Taking the data below, please print only the lines from the line holding "Emit a Python" to the line holding "import plotly.graph_objects as go", inclusive, with pictures omitted.
-- Start of ENTRIES SUPPLIED --
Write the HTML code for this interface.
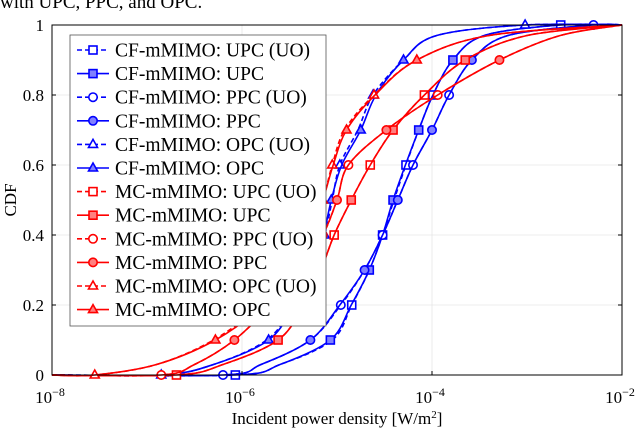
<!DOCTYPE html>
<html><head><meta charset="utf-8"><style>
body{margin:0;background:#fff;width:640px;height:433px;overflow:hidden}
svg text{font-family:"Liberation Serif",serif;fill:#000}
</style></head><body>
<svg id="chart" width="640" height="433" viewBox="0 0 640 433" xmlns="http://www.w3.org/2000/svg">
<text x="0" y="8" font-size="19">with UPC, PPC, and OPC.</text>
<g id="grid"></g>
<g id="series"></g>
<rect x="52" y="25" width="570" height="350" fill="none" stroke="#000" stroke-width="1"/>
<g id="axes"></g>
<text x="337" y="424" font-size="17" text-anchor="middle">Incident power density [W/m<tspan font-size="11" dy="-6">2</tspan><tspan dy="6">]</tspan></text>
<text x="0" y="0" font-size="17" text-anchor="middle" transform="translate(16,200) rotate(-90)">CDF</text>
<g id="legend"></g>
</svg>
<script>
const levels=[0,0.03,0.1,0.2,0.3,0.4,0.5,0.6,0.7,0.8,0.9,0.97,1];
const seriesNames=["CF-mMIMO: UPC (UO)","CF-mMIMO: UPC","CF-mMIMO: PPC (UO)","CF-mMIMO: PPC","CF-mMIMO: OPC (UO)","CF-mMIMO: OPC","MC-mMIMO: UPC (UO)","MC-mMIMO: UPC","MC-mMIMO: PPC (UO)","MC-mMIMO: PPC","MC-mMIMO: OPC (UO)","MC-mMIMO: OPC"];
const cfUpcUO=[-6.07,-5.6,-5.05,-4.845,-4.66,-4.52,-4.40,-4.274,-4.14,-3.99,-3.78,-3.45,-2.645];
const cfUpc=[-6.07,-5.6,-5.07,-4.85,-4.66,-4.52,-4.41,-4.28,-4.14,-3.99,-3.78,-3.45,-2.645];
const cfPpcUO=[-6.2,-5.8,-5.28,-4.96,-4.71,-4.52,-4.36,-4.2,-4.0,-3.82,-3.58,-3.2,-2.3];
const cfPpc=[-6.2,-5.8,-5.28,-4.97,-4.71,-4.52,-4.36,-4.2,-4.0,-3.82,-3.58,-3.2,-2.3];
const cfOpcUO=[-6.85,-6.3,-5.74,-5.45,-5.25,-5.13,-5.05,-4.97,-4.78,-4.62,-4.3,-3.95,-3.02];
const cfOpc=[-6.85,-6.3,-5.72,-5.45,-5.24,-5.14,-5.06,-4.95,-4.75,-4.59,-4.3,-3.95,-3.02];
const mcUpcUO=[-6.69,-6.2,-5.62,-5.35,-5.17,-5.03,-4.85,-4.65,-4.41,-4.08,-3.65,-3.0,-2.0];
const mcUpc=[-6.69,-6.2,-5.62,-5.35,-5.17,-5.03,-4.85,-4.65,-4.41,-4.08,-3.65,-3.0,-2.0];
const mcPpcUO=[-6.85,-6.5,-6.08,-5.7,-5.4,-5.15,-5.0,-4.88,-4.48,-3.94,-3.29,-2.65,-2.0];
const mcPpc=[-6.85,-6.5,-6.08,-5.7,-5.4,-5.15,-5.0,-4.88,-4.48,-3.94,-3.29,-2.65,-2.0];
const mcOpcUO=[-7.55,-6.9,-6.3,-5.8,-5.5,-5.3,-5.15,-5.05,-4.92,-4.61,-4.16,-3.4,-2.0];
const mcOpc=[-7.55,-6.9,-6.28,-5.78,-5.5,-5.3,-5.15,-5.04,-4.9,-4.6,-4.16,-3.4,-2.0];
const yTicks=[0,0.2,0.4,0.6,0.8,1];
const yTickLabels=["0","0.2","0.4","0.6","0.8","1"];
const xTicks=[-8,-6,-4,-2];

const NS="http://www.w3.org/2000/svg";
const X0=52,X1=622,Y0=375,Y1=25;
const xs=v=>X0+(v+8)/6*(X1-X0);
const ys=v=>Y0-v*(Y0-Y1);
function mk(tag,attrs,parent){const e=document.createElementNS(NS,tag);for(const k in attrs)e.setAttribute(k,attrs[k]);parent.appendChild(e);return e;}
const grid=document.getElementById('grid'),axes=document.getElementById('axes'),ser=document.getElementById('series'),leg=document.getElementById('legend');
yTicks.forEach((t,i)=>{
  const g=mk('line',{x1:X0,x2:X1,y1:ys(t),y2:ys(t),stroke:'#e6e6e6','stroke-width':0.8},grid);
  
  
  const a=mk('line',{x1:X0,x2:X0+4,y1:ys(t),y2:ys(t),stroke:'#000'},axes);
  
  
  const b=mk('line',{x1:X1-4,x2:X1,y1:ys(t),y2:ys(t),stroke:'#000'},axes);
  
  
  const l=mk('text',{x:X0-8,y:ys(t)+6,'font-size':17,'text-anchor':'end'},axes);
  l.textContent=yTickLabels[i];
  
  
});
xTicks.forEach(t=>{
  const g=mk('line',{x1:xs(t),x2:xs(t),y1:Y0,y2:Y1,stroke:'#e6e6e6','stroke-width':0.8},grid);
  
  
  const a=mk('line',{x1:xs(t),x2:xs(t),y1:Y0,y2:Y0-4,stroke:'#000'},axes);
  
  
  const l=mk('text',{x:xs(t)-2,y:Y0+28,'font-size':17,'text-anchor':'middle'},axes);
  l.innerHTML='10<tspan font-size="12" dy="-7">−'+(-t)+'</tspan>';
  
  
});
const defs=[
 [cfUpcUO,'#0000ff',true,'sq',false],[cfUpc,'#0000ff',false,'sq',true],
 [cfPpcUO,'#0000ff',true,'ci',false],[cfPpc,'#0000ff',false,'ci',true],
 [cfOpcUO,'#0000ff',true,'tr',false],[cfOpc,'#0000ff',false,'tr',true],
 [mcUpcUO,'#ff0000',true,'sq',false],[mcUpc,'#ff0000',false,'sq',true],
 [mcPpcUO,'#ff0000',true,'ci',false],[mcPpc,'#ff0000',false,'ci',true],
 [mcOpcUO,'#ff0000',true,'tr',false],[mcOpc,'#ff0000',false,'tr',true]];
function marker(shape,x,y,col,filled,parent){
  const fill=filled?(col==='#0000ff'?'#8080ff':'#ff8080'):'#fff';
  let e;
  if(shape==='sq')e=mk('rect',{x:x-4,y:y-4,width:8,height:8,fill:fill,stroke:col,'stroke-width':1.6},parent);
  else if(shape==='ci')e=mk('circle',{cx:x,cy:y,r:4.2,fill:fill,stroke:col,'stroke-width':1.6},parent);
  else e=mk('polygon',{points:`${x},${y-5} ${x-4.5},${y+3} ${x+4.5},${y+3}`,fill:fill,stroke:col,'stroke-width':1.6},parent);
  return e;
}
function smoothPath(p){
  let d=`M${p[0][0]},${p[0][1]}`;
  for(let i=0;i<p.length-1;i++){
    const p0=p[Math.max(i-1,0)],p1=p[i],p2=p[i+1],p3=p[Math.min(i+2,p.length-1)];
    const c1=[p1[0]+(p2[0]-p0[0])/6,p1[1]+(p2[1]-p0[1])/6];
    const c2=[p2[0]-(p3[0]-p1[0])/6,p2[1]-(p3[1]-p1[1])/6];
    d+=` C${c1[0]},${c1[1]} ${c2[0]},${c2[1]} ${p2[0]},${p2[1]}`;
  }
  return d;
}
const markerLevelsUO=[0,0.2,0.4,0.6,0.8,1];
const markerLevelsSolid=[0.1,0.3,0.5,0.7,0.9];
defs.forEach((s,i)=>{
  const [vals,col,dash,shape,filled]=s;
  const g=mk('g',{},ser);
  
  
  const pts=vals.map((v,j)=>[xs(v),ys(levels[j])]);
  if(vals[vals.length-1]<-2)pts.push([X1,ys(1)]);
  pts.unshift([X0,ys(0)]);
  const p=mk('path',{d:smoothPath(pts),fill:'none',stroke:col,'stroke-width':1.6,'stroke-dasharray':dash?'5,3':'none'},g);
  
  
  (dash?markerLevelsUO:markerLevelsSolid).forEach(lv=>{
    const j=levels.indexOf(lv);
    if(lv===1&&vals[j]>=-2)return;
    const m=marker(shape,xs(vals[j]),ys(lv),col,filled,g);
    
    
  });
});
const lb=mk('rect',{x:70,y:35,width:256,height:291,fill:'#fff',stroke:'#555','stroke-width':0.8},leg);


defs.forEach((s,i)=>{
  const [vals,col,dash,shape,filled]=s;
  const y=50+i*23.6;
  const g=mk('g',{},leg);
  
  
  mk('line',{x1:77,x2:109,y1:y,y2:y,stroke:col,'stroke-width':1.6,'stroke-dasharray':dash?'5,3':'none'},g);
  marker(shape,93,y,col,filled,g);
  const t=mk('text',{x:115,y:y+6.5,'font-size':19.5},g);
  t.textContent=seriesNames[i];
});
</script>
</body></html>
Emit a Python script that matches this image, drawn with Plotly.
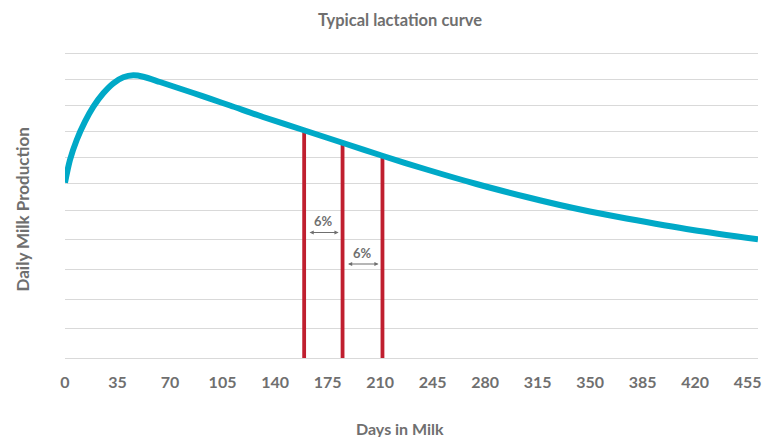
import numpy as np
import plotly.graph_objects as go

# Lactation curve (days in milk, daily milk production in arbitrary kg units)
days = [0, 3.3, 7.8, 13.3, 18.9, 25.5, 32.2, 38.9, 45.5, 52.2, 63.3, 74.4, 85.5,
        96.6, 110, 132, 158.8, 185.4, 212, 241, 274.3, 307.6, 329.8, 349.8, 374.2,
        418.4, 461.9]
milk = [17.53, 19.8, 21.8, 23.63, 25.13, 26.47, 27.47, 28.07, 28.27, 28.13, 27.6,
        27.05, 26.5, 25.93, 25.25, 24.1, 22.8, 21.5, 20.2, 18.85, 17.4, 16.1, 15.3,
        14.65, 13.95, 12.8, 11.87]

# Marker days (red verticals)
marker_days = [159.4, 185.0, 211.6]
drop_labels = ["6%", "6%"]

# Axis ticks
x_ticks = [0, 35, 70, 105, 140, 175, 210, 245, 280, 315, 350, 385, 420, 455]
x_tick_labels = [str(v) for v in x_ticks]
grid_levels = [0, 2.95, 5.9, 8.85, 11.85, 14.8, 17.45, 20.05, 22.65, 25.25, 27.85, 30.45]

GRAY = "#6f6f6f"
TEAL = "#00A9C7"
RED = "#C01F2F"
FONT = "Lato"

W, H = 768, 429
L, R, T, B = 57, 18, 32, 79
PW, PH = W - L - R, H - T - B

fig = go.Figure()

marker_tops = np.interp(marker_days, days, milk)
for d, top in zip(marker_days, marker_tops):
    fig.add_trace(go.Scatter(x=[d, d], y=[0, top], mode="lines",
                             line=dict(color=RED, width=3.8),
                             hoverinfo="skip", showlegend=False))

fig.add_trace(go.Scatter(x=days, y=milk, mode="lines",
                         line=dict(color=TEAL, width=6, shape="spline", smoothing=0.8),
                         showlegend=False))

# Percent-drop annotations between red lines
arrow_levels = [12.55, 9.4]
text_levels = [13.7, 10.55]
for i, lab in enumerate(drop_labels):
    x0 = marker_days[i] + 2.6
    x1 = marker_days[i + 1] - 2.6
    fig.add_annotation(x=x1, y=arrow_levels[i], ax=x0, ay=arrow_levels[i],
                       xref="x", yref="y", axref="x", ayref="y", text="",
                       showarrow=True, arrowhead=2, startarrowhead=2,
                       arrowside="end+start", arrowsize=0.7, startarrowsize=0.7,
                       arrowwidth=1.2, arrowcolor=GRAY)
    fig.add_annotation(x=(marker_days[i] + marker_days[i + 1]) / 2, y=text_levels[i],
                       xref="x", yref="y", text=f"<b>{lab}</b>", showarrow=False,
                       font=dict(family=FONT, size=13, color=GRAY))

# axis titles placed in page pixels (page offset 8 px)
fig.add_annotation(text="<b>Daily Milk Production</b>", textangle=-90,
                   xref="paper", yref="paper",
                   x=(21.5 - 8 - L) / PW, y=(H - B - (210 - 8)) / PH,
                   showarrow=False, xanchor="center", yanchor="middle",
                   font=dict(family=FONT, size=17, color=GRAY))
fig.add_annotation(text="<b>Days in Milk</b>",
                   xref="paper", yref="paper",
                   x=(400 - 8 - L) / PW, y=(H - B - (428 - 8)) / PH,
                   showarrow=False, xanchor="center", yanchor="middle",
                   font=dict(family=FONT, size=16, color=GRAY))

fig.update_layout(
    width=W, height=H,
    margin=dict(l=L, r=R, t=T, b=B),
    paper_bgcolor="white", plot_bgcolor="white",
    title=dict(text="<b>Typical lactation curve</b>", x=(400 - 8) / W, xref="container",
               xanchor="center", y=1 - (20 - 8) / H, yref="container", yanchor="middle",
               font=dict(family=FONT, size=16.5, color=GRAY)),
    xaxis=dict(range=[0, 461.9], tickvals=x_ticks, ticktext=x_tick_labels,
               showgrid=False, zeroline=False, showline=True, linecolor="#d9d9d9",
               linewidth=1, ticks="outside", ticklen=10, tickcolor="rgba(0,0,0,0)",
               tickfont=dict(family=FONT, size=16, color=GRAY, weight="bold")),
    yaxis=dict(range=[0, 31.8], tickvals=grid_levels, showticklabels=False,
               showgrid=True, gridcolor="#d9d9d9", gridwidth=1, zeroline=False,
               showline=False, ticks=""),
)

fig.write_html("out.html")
-- End of ENTRIES SUPPLIED --
ANSWER TO THE EXERCISE —
Emit a Python script that matches this image, drawn with Plotly.
import numpy as np
import plotly.graph_objects as go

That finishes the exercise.